In order to tackle this problem, you need to know how to vectorize a matrix equation, i.e. $$\eqalign{ {\rm vec}(ASB) = (B^T\otimes A)\,{\rm vec}(S) = (B^T\otimes A)\,s }$$ where the $\otimes$ symbol denotes the Kronecker product and ${\rm vec}(S)$ operation stacks the columns of $S$ to create the long column vector $s$.

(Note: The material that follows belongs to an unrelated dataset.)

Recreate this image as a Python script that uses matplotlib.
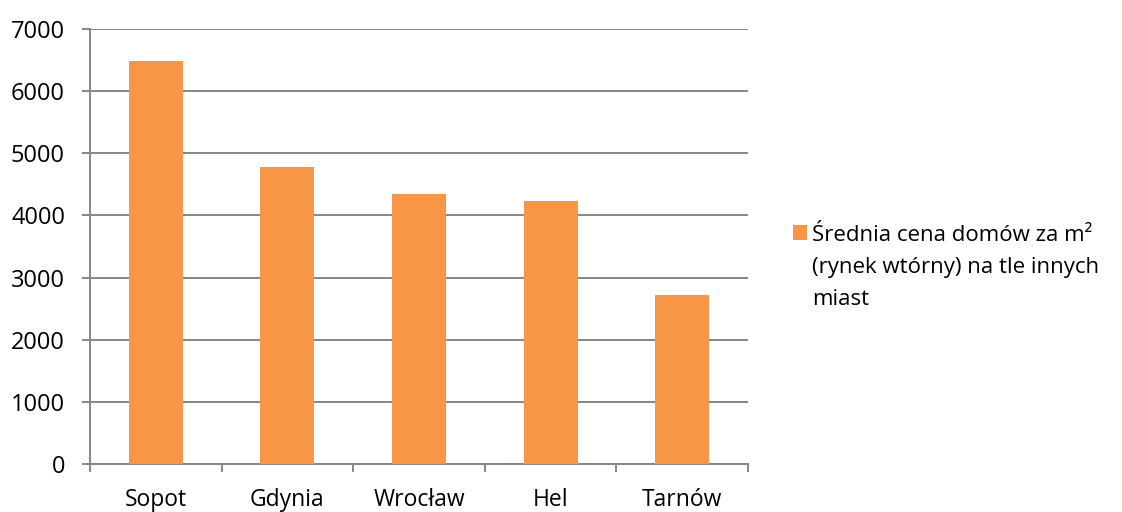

The original matrix can be recovered from the long vector by the reverse operation, i.e. $$S = {\rm Mat}(s)$$

The next thing you need is a series expansion of the logarithm $$\eqalign{ B &= S-I \\ Y &= \log(S) = \sum_{k=1}^\infty \frac{(-1)^{k+1}}{k}B^k \\ }$$ and its differential $$\eqalign{ dB &= dS \\ dY &= \sum_{k=1}^\infty\sum_{j=1}^k \frac{(-1)^{k+1}}{k}B^{j-1}dS\,B^{k-j} \\ dy &= \left(\sum_{k=1}^\infty\sum_{j=1}^k \frac{(-1)^{k+1}}{k}\big(B^{k-j}\big)^T\otimes B^{j-1}\right)ds \\ }$$ In the current problem, $$\eqalign{ S &= \sum_{\ell=1}^L A_\ell X A_\ell^T \quad\implies\quad ds &= \left(\sum_{\ell=1}^L A_\ell\otimes A_\ell\right)dx \\ }$$ Combining the last two results we can write $$dy = M\,dx$$ The objective function can be written as $$f \;=\; X^T:(Y\otimes I) \;=\; X:(Y^T\otimes I)$$ where the colon denotes the trace/Frobenius product, i.e. $$A:B = {\rm Tr}(A^TB) = {\rm Tr}(AB^T) = B:A$$ The SVD of $X$ can be used to simplify the objective function $$\eqalign{ X &= \sum_{k=1}^{rank X} \sigma_k u_k v_k^T\,, \quad U_k = {\rm Mat}(u_k), \quad V_k = {\rm Mat}(v_k), \quad W = \sum_k \sigma_k V_k^TU_k \\ f &= X:(Y^T\otimes I) \\ &= \sum_k \sigma_k u_k:(Y^T\otimes I)v_k \\ &= \sum_k \sigma_k u_k:{\rm vec}(V_kY) \\ &= \sum_k \sigma_k U_k:(V_kY) \\ &= \left(\sum_k \sigma_k V_k^TU_k\right):Y \\ &= W:Y \\ }$$ Now we're ready to calculate the requested gradient. $$\eqalign{ df &= (Y^T\otimes I):dX + W:dY \\ &= (Y^T\otimes I):dX + w:dy \\ &= (Y^T\otimes I):dX + w:M\,dx \\ &= (Y^T\otimes I):dX + M^Tw:dx \\ &= \Big((Y^T\otimes I) + {\rm Mat}(M^Tw)\Big):dX \\ \frac{\partial f}{\partial X} &= (Y^T\otimes I) + {\rm Mat}(M^Tw) \\ }$$ There's a lot going on here, in particular $M$ requires the evaluation of an infinite series.